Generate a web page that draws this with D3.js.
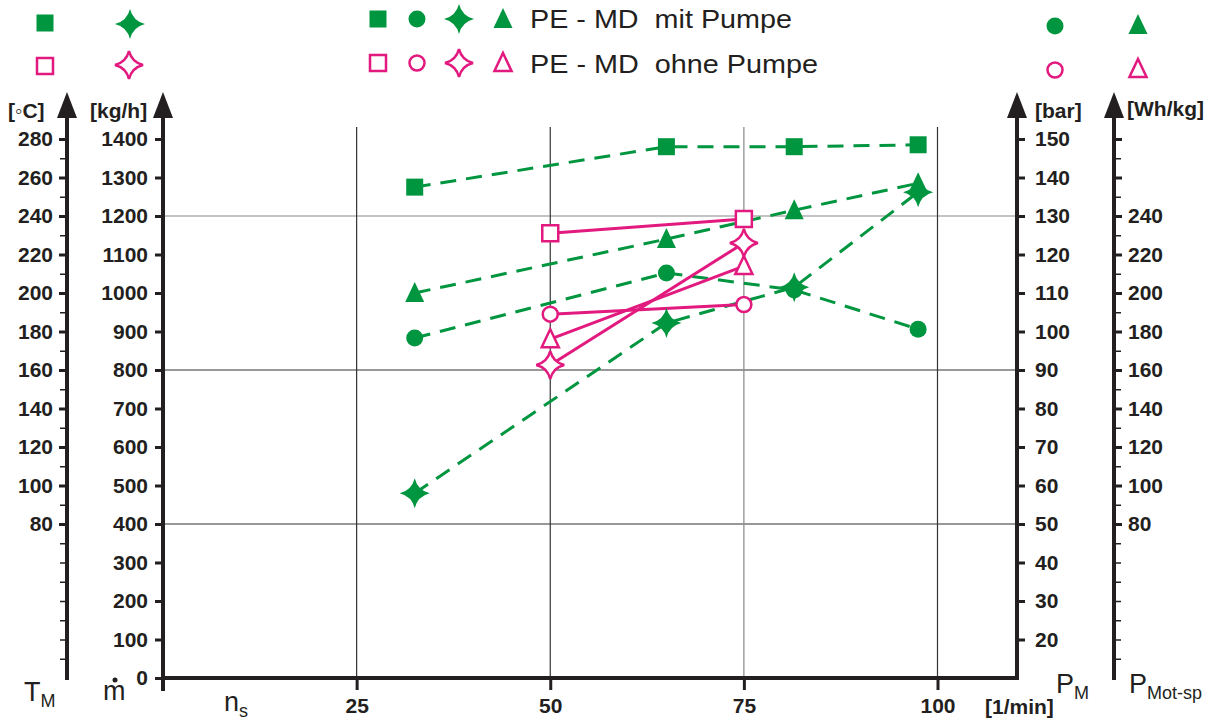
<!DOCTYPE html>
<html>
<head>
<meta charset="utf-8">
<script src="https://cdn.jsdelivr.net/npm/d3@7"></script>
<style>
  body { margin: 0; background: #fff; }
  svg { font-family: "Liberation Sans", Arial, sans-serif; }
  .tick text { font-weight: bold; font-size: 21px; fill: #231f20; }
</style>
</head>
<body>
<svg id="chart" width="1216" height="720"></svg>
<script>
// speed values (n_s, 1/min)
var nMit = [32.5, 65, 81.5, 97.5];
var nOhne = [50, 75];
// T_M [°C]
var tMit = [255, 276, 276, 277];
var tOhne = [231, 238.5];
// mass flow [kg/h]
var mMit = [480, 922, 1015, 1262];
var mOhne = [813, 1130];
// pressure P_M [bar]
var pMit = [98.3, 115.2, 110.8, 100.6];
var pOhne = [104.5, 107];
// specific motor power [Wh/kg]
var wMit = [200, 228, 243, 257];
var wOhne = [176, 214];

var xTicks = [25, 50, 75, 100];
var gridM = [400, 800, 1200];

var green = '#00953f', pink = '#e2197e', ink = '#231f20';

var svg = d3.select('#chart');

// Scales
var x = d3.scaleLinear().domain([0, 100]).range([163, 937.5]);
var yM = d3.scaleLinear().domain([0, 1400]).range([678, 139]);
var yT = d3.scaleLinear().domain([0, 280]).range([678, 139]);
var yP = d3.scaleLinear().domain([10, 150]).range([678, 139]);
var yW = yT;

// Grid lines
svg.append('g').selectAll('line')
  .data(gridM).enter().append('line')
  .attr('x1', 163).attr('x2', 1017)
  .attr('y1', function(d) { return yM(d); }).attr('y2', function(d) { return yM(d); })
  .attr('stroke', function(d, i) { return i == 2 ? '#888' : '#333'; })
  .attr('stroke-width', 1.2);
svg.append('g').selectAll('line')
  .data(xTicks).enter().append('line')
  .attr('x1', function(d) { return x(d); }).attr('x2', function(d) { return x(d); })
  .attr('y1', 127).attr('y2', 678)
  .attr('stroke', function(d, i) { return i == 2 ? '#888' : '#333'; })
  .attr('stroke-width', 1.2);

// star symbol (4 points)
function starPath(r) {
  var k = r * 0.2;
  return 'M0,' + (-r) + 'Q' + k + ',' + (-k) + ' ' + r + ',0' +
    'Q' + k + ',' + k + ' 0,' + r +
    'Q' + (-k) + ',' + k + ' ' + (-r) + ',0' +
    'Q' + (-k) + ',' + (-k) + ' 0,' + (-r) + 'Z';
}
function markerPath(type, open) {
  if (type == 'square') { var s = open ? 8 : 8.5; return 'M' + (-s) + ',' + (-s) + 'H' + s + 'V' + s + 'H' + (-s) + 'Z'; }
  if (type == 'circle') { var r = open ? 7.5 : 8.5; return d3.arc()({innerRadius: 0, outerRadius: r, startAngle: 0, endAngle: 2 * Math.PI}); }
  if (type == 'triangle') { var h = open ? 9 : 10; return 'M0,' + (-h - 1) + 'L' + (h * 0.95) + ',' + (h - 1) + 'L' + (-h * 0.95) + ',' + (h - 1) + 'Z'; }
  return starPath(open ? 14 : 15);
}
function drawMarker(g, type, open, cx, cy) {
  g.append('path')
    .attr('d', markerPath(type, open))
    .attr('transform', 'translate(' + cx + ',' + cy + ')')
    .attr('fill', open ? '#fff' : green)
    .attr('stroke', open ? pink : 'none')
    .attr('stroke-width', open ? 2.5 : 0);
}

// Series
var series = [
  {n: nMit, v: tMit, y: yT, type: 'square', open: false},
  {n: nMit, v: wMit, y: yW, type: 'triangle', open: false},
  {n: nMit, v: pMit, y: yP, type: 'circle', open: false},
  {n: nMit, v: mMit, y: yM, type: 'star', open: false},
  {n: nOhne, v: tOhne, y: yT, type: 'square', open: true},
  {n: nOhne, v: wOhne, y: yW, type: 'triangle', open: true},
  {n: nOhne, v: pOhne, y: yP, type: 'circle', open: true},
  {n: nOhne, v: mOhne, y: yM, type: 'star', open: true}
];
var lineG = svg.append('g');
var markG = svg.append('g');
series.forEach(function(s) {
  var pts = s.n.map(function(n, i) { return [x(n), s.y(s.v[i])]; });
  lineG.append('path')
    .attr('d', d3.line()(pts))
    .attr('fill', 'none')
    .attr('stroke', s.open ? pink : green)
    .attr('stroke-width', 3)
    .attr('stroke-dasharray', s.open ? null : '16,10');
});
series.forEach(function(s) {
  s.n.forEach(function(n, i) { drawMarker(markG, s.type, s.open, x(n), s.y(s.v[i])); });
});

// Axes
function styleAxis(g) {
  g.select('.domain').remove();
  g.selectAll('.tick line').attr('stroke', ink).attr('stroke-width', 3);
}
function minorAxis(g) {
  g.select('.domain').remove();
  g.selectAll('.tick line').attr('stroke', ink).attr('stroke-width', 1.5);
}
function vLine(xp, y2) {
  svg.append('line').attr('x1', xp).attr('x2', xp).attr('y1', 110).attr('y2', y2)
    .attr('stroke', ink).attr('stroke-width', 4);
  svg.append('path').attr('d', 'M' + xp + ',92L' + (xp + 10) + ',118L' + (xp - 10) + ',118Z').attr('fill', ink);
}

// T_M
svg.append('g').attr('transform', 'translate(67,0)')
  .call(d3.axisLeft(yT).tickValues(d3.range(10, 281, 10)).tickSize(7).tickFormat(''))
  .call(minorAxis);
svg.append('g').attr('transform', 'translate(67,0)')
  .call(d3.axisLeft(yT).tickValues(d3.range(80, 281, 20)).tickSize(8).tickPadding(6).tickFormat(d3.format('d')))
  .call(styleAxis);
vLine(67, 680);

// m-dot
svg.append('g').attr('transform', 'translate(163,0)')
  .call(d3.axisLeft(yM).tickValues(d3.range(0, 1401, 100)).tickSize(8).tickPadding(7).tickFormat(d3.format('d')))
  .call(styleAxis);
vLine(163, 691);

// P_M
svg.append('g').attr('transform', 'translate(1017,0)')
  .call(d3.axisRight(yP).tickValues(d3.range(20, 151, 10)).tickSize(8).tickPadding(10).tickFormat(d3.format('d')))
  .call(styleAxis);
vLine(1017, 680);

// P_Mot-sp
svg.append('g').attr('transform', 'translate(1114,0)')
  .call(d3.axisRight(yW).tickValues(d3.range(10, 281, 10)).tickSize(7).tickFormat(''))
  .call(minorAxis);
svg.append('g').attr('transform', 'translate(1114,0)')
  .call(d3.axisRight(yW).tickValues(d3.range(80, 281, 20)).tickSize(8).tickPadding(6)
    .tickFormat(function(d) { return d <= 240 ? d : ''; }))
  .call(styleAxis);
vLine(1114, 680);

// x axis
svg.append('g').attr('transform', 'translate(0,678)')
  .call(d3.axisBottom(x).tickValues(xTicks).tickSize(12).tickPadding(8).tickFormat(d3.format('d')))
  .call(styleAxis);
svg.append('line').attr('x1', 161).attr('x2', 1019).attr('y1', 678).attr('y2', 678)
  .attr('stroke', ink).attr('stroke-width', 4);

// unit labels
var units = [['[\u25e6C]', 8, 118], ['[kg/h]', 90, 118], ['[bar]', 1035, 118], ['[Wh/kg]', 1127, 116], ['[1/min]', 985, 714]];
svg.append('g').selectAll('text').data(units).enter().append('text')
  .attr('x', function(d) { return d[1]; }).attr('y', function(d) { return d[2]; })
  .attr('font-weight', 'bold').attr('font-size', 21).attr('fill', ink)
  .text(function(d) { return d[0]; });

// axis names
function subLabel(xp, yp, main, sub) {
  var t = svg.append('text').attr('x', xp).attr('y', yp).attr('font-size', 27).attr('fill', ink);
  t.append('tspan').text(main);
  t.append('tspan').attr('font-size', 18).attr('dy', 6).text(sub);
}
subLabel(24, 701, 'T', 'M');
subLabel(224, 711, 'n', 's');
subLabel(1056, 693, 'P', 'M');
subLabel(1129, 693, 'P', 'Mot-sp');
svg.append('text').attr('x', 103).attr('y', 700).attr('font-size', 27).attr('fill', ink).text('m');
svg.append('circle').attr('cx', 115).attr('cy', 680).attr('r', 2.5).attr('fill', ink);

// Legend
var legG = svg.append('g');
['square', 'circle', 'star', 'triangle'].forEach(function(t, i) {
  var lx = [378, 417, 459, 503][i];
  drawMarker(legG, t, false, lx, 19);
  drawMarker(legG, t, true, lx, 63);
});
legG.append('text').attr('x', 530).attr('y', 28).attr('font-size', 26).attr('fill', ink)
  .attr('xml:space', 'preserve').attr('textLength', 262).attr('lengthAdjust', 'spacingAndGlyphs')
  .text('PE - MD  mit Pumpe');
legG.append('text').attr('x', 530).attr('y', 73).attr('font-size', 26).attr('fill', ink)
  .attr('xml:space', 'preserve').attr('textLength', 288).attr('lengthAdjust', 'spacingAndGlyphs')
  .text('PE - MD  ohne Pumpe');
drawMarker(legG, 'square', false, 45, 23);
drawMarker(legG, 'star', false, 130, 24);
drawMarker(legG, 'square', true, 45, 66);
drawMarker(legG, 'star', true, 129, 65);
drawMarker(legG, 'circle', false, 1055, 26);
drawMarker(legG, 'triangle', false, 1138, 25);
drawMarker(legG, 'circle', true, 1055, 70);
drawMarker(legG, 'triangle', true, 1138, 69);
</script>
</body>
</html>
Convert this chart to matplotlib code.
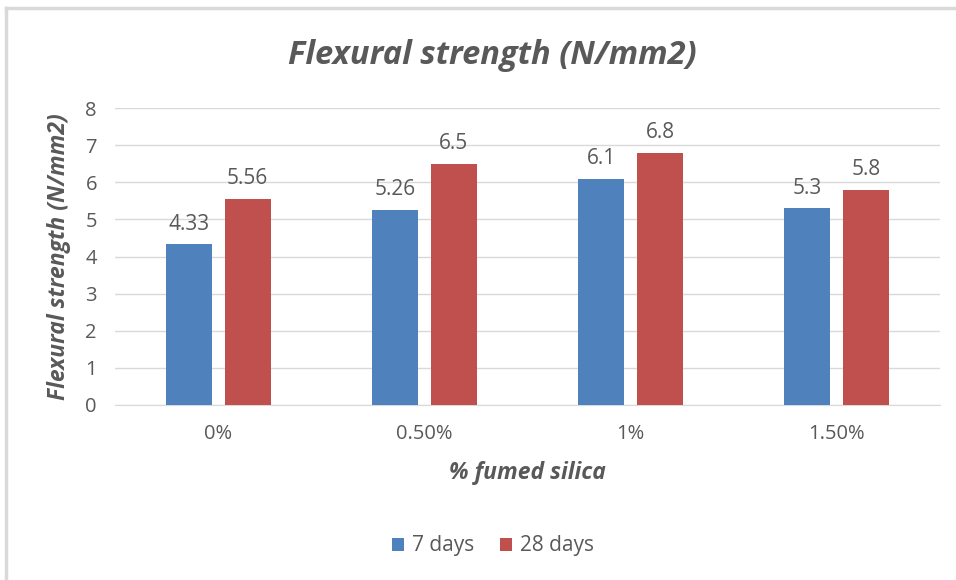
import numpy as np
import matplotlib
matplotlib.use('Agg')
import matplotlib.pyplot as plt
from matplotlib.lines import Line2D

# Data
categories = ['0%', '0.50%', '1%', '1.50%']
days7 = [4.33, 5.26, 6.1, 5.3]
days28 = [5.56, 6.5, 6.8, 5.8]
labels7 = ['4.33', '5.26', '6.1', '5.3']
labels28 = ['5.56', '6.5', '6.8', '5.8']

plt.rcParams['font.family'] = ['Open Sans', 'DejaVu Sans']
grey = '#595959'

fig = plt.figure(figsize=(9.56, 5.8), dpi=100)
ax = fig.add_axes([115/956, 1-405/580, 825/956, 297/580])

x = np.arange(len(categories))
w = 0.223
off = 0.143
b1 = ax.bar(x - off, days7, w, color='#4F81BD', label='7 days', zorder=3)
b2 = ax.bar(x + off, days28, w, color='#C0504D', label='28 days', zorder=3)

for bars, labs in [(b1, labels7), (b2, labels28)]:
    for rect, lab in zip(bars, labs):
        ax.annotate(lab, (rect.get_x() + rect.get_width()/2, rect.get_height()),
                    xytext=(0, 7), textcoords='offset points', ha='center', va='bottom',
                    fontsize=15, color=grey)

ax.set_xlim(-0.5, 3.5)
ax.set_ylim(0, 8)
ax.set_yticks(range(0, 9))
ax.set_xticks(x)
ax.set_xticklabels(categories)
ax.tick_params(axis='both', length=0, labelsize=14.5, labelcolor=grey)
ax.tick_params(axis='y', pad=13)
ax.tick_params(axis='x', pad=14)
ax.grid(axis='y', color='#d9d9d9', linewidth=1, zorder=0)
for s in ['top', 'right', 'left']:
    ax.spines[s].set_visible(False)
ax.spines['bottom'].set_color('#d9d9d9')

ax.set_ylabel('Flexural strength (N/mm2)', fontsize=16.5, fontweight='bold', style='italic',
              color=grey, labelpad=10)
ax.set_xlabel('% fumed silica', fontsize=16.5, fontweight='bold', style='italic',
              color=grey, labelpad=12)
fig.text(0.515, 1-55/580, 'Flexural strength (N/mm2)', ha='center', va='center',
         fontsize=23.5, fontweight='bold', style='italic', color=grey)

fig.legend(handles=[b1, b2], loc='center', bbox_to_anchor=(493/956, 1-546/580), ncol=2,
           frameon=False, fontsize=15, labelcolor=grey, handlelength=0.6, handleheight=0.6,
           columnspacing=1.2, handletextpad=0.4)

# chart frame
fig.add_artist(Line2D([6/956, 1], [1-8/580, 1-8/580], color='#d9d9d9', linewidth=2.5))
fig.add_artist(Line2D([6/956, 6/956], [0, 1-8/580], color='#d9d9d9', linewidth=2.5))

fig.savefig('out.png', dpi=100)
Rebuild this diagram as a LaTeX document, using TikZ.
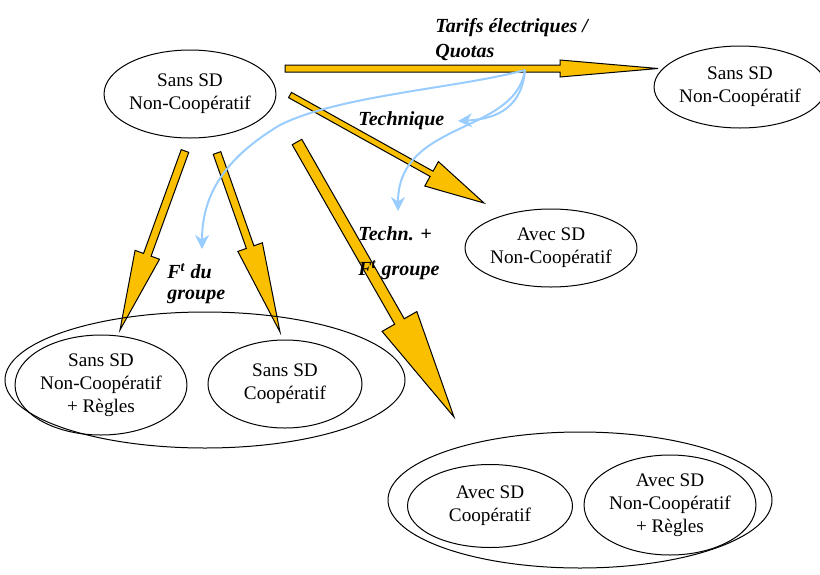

OBJECTIVE:
Repeat the listing above exactly from its first line to the line containing "var svg = d3.select('#chart');", both included, and omit the pictures.

WRITTEN RESPONSE:
Generate a web page that draws this with D3.js.
<!DOCTYPE html>
<html>
<head>
<meta charset="utf-8">
<script src="https://cdn.jsdelivr.net/npm/d3@7"></script>
<style>
  body { margin: 0; background: #fff; }
  svg { font-family: "Liberation Sans", Arial, sans-serif; }
  .tick text { font-weight: bold; font-size: 21px; fill: #231f20; }
</style>
</head>
<body>
<svg id="chart" width="1216" height="720"></svg>
<script>
// speed values (n_s, 1/min)
var nMit = [32.5, 65, 81.5, 97.5];
var nOhne = [50, 75];
// T_M [°C]
var tMit = [255, 276, 276, 277];
var tOhne = [231, 238.5];
// mass flow [kg/h]
var mMit = [480, 922, 1015, 1262];
var mOhne = [813, 1130];
// pressure P_M [bar]
var pMit = [98.3, 115.2, 110.8, 100.6];
var pOhne = [104.5, 107];
// specific motor power [Wh/kg]
var wMit = [200, 228, 243, 257];
var wOhne = [176, 214];

var xTicks = [25, 50, 75, 100];
var gridM = [400, 800, 1200];

var green = '#00953f', pink = '#e2197e', ink = '#231f20';

var svg = d3.select('#chart');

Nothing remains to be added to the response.